Matthew Swindells, also now set to leave, has been a consistent champion of system working and particularly of population health initiatives; and has overseen integrated care system development. He determinedly connected technology to this agenda. Whether Matt Hancock’s NHSX can fill that gap is a pressing question.

Much about what happens now hangs on the appointment of the NHSE/I chief operating officer, who will also for legal purposes be the NHSI accountable officer – perhaps a weighty accountability to accept on a legally vague basis.

Desired traits

Desired traits for the COO include being a people person – both for the NHS at large and for NHSE and I’s battered staff; delivery ability; and the frontline realism associated with experienced local chief execs; but combined with commitment to quite substantially improve on current patterns of services. As several HSJ readers have pointed out, the person also needs to be cut out to enjoy and thrive in SE1 and Whitehall, which many local chief executives aren’t. With an ongoing dearth of diversity in the most senior ALB roles, someone who is not a white male would also be best.

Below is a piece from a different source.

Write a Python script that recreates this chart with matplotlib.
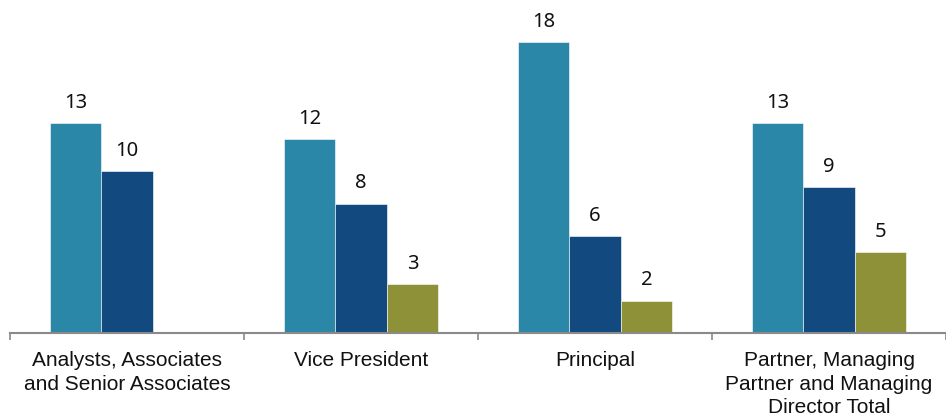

It seems inevitable the COO will be saddled with ownership of day-to-day delivery and be the clear lead for trust finances and performance, as Ian Dalton and Jim Mackey were. The decision already taken for the seven joint regional directors, who are set up to be the engine room of delivery for NHSE/I, to report to the new COO, while Mr Stevens retains a presidential distance, underlines this.

This separation might maintain a creative tension and recognises Mr Stevens’ focus will really be elsewhere, but it does risk missing the point of bringing NHSE and I together in the first place. In recent years, the divide has often divorced transformation and improvement priorities from the real incentives, targets and other levers of NHS finance, operations and management. In many places, these have trumped the softer power base sustainability and transformation partnerships were meant to establish in order to drive service change.

Assuming this remains the approach, the question will be how successfully Mr Stevens and the new COO – who unlike Jim and Ian will have Mr Stevens as her (almost formalised) boss – can square these circles together behind closed doors.